» What is required:
Give back every line exactly as it appears, pictures excluded.

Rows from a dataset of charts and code
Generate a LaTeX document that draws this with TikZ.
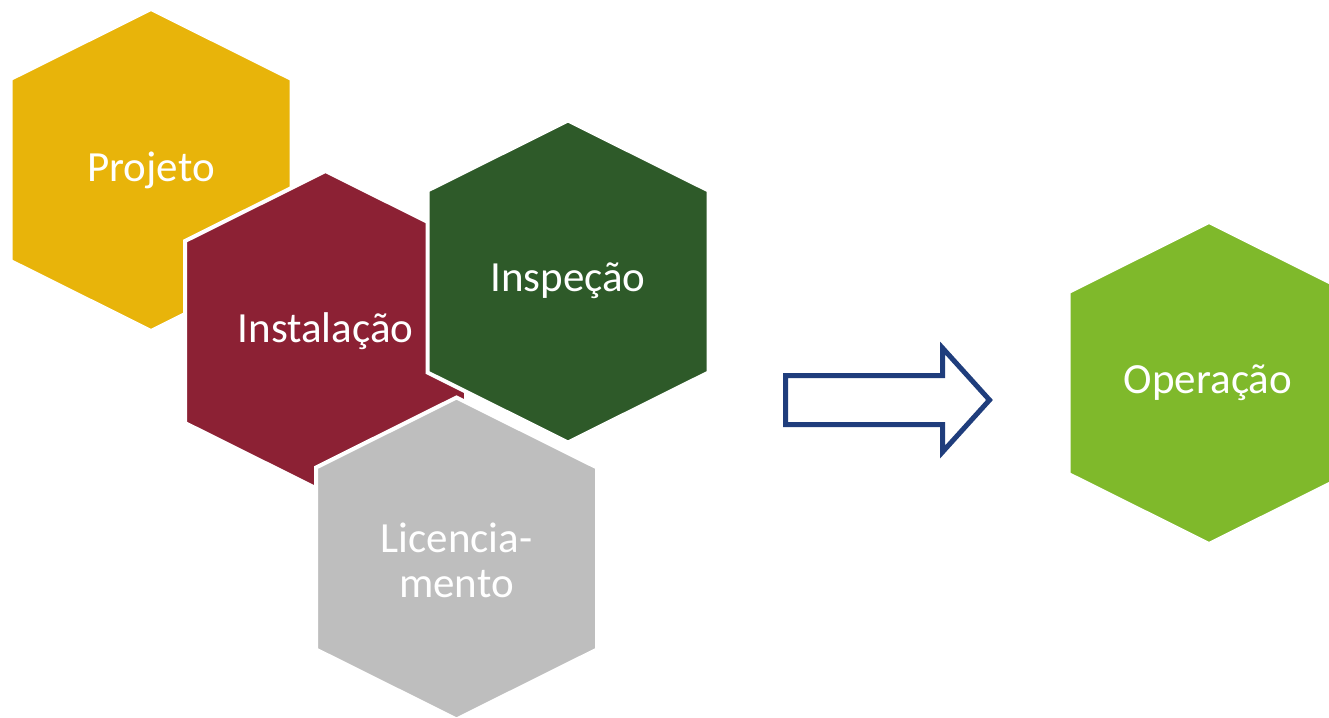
\documentclass[tikz,border=0pt]{standalone}
\usepackage{fontspec}
\setmainfont{Carlito}
\definecolor{cProjeto}{RGB}{232,180,10}
\definecolor{cInstal}{RGB}{140,33,52}
\definecolor{cInsp}{RGB}{46,90,41}
\definecolor{cLic}{RGB}{190,190,190}
\definecolor{cOper}{RGB}{127,185,43}
\definecolor{cArrow}{RGB}{31,61,124}
\newcommand{\hexshape}[3]{%
  \fill[#3, draw=white, line width=4pt, line join=miter]
    (#1,#2-161) -- (#1+140.5,#2-91) -- (#1+140.5,#2+91) -- (#1,#2+161)
    -- (#1-140.5,#2+91) -- (#1-140.5,#2-91) -- cycle;}
\tikzset{hexlabel/.style={text=white, align=center, inner sep=0pt, font=\fontsize{43}{45}\selectfont}}
\begin{document}
\begin{tikzpicture}[x=1pt,y=-1pt]
\useasboundingbox (0,0) rectangle (1329,717);
\clip (0,0) rectangle (1329,717);
\hexshape{151}{170}{cProjeto}
\node[hexlabel] (projeto) at (151,170) {Projeto};
\hexshape{325.5}{332}{cInstal}
\node[hexlabel] (instalacao) at (325.5,331) {Instalação};
\hexshape{568}{281.5}{cInsp}
\node[hexlabel] (inspecao) at (568,281) {Inspeção};
\hexshape{456.5}{558.5}{cLic}
\node[hexlabel] (licenciamento) at (456.5,560) {Licencia-\\mento};
\hexshape{1209}{383}{cOper}
\node[hexlabel] (operacao) at (1208,383) {Operação};
\draw[cArrow, line width=5pt, line join=miter, fill=white]
  (785.5,375.5) -- (942.5,375.5) -- (942.5,348) -- (989.5,400)
  -- (942.5,452) -- (942.5,424.5) -- (785.5,424.5) -- cycle;
\end{tikzpicture}
\end{document}
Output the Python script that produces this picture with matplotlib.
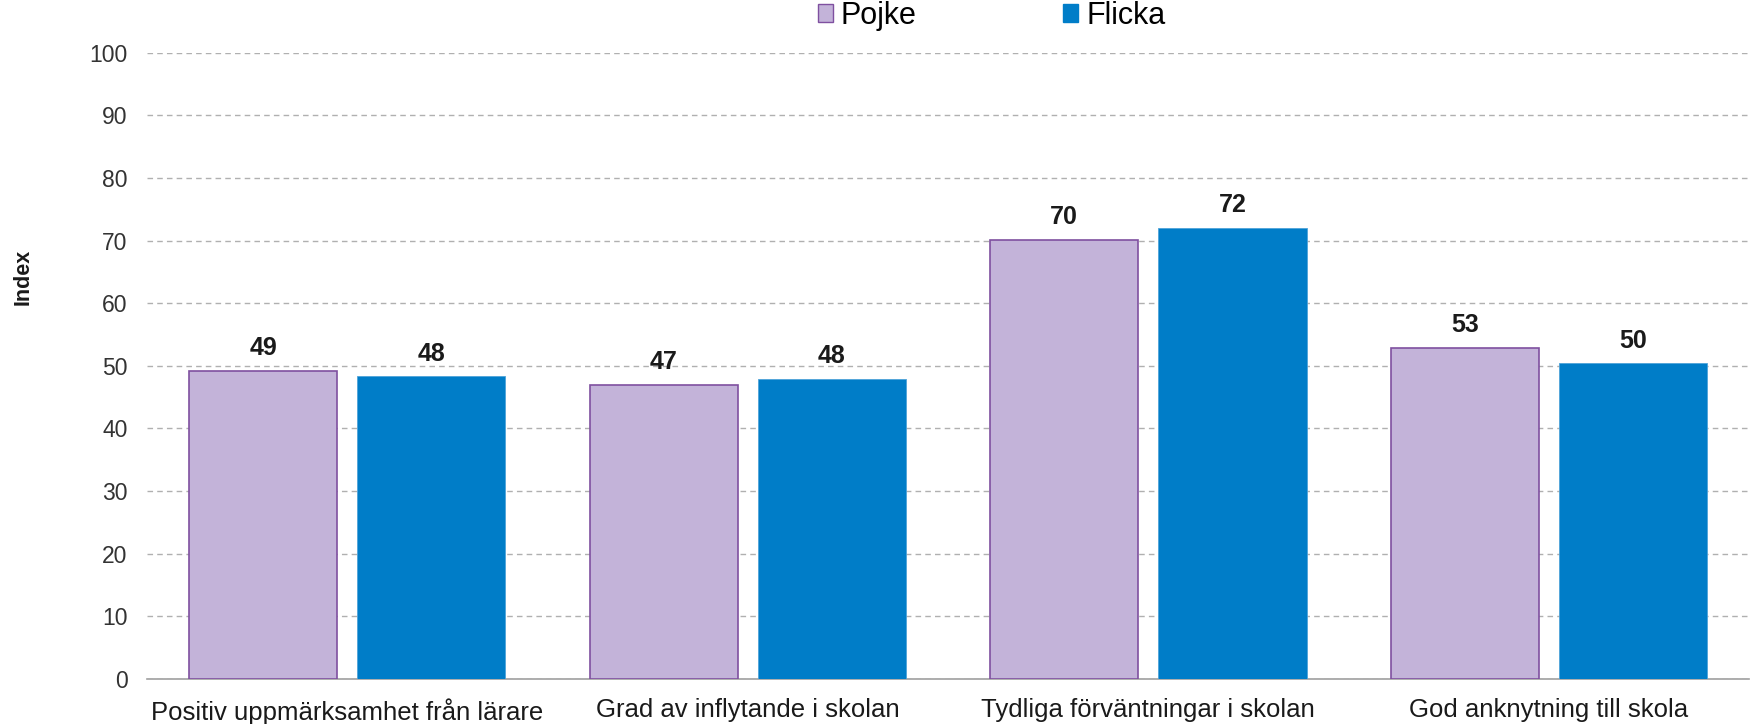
import numpy as np
import matplotlib.pyplot as plt
from matplotlib.patches import Patch

plt.rcParams["font.family"] = ["Liberation Sans", "DejaVu Sans"]

categories = [
    "Positiv uppmärksamhet från lärare",
    "Grad av inflytande i skolan",
    "Tydliga förväntningar i skolan",
    "God anknytning till skola",
]
pojke = [49.2, 47.0, 70.1, 52.9]
flicka = [48.3, 47.9, 72.0, 50.4]

c_pojke = "#C3B3D9"
c_pojke_edge = "#7F50A0"
c_flicka = "#007DC8"

fig = plt.figure(figsize=(17.58, 7.24), dpi=100)
ax = fig.add_axes([0.0836, 0.0622, 0.9114, 0.865])

x = np.arange(len(categories))
w = 0.37
off = 0.21
b1 = ax.bar(x - off, pojke, w, color=c_pojke, edgecolor=c_pojke_edge, linewidth=1.2, zorder=3)
b2 = ax.bar(x + off, flicka, w, color=c_flicka, edgecolor="#4FA3D9", linewidth=0.6, zorder=3)

for bars, vals in [(b1, pojke), (b2, flicka)]:
    for r, v in zip(bars, vals):
        ax.text(r.get_x() + r.get_width() / 2, v + 1.7, f"{round(v):d}",
                ha="center", va="bottom", fontsize=18, fontweight="bold", color="#1a1a1a")

ax.set_xlim(-0.5, len(categories) - 0.5)
ax.set_ylim(0, 100)
ax.set_yticks(range(0, 101, 10))
ax.yaxis.grid(True, linestyle=(0, (4, 3)), color="#b0b0b0", linewidth=1, zorder=0)
ax.set_axisbelow(True)
ax.set_xticks(x)
ax.set_xticklabels(categories, fontsize=18.5, color="#1a1a1a")
ax.tick_params(axis="x", length=0, pad=14)
ax.tick_params(axis="y", length=0, pad=14, labelsize=16.5, labelcolor="#333333")

for s in ["top", "right", "left"]:
    ax.spines[s].set_visible(False)
ax.spines["bottom"].set_color("#a0a0a0")
ax.spines["bottom"].set_linewidth(1.2)

ax.set_ylabel("Index", fontsize=15.5, fontweight="bold", color="#1a1a1a")
ax.yaxis.set_label_coords(-0.071, 0.642)

handles = [
    Patch(facecolor=c_pojke, edgecolor=c_pojke_edge, label="Pojke"),
    Patch(facecolor=c_flicka, edgecolor=c_flicka, label="Flicka"),
]
fig.legend(handles=handles, loc="center", bbox_to_anchor=(0.564, 0.978), ncol=2,
           frameon=False, fontsize=22, handlelength=0.5, handleheight=0.5,
           handletextpad=0.25, columnspacing=4.8)

fig.savefig("out.png", dpi=100)
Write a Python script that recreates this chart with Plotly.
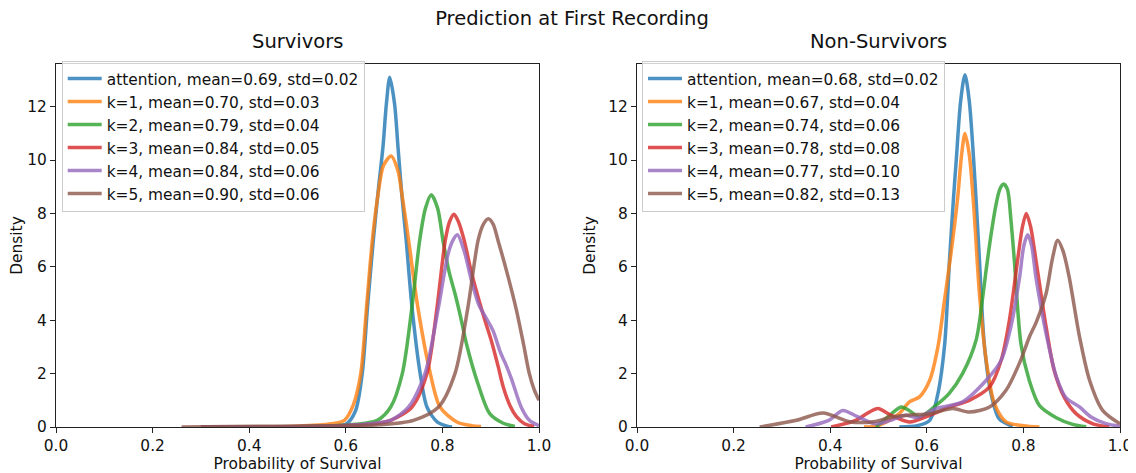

» Exercise solution:
Generate a LaTeX document that draws this with TikZ.
\documentclass[tikz,border=0pt]{standalone}
\usepackage{fontspec}
\setmainfont{Carlito}
\definecolor{cProjeto}{RGB}{232,180,10}
\definecolor{cInstal}{RGB}{140,33,52}
\definecolor{cInsp}{RGB}{46,90,41}
\definecolor{cLic}{RGB}{190,190,190}
\definecolor{cOper}{RGB}{127,185,43}
\definecolor{cArrow}{RGB}{31,61,124}
\newcommand{\hexshape}[3]{%
  \fill[#3, draw=white, line width=4pt, line join=miter]
    (#1,#2-161) -- (#1+140.5,#2-91) -- (#1+140.5,#2+91) -- (#1,#2+161)
    -- (#1-140.5,#2+91) -- (#1-140.5,#2-91) -- cycle;}
\tikzset{hexlabel/.style={text=white, align=center, inner sep=0pt, font=\fontsize{43}{45}\selectfont}}
\begin{document}
\begin{tikzpicture}[x=1pt,y=-1pt]
\useasboundingbox (0,0) rectangle (1329,717);
\clip (0,0) rectangle (1329,717);
\hexshape{151}{170}{cProjeto}
\node[hexlabel] (projeto) at (151,170) {Projeto};
\hexshape{325.5}{332}{cInstal}
\node[hexlabel] (instalacao) at (325.5,331) {Instalação};
\hexshape{568}{281.5}{cInsp}
\node[hexlabel] (inspecao) at (568,281) {Inspeção};
\hexshape{456.5}{558.5}{cLic}
\node[hexlabel] (licenciamento) at (456.5,560) {Licencia-\\mento};
\hexshape{1209}{383}{cOper}
\node[hexlabel] (operacao) at (1208,383) {Operação};
\draw[cArrow, line width=5pt, line join=miter, fill=white]
  (785.5,375.5) -- (942.5,375.5) -- (942.5,348) -- (989.5,400)
  -- (942.5,452) -- (942.5,424.5) -- (785.5,424.5) -- cycle;
\end{tikzpicture}
\end{document}
Output the Python script that produces this picture with matplotlib.
import numpy as np
import matplotlib.pyplot as plt
from matplotlib.patches import Patch

plt.rcParams["font.family"] = ["Liberation Sans", "DejaVu Sans"]

categories = [
    "Positiv uppmärksamhet från lärare",
    "Grad av inflytande i skolan",
    "Tydliga förväntningar i skolan",
    "God anknytning till skola",
]
pojke = [49.2, 47.0, 70.1, 52.9]
flicka = [48.3, 47.9, 72.0, 50.4]

c_pojke = "#C3B3D9"
c_pojke_edge = "#7F50A0"
c_flicka = "#007DC8"

fig = plt.figure(figsize=(17.58, 7.24), dpi=100)
ax = fig.add_axes([0.0836, 0.0622, 0.9114, 0.865])

x = np.arange(len(categories))
w = 0.37
off = 0.21
b1 = ax.bar(x - off, pojke, w, color=c_pojke, edgecolor=c_pojke_edge, linewidth=1.2, zorder=3)
b2 = ax.bar(x + off, flicka, w, color=c_flicka, edgecolor="#4FA3D9", linewidth=0.6, zorder=3)

for bars, vals in [(b1, pojke), (b2, flicka)]:
    for r, v in zip(bars, vals):
        ax.text(r.get_x() + r.get_width() / 2, v + 1.7, f"{round(v):d}",
                ha="center", va="bottom", fontsize=18, fontweight="bold", color="#1a1a1a")

ax.set_xlim(-0.5, len(categories) - 0.5)
ax.set_ylim(0, 100)
ax.set_yticks(range(0, 101, 10))
ax.yaxis.grid(True, linestyle=(0, (4, 3)), color="#b0b0b0", linewidth=1, zorder=0)
ax.set_axisbelow(True)
ax.set_xticks(x)
ax.set_xticklabels(categories, fontsize=18.5, color="#1a1a1a")
ax.tick_params(axis="x", length=0, pad=14)
ax.tick_params(axis="y", length=0, pad=14, labelsize=16.5, labelcolor="#333333")

for s in ["top", "right", "left"]:
    ax.spines[s].set_visible(False)
ax.spines["bottom"].set_color("#a0a0a0")
ax.spines["bottom"].set_linewidth(1.2)

ax.set_ylabel("Index", fontsize=15.5, fontweight="bold", color="#1a1a1a")
ax.yaxis.set_label_coords(-0.071, 0.642)

handles = [
    Patch(facecolor=c_pojke, edgecolor=c_pojke_edge, label="Pojke"),
    Patch(facecolor=c_flicka, edgecolor=c_flicka, label="Flicka"),
]
fig.legend(handles=handles, loc="center", bbox_to_anchor=(0.564, 0.978), ncol=2,
           frameon=False, fontsize=22, handlelength=0.5, handleheight=0.5,
           handletextpad=0.25, columnspacing=4.8)

fig.savefig("out.png", dpi=100)
Write a Python script that recreates this chart with Plotly.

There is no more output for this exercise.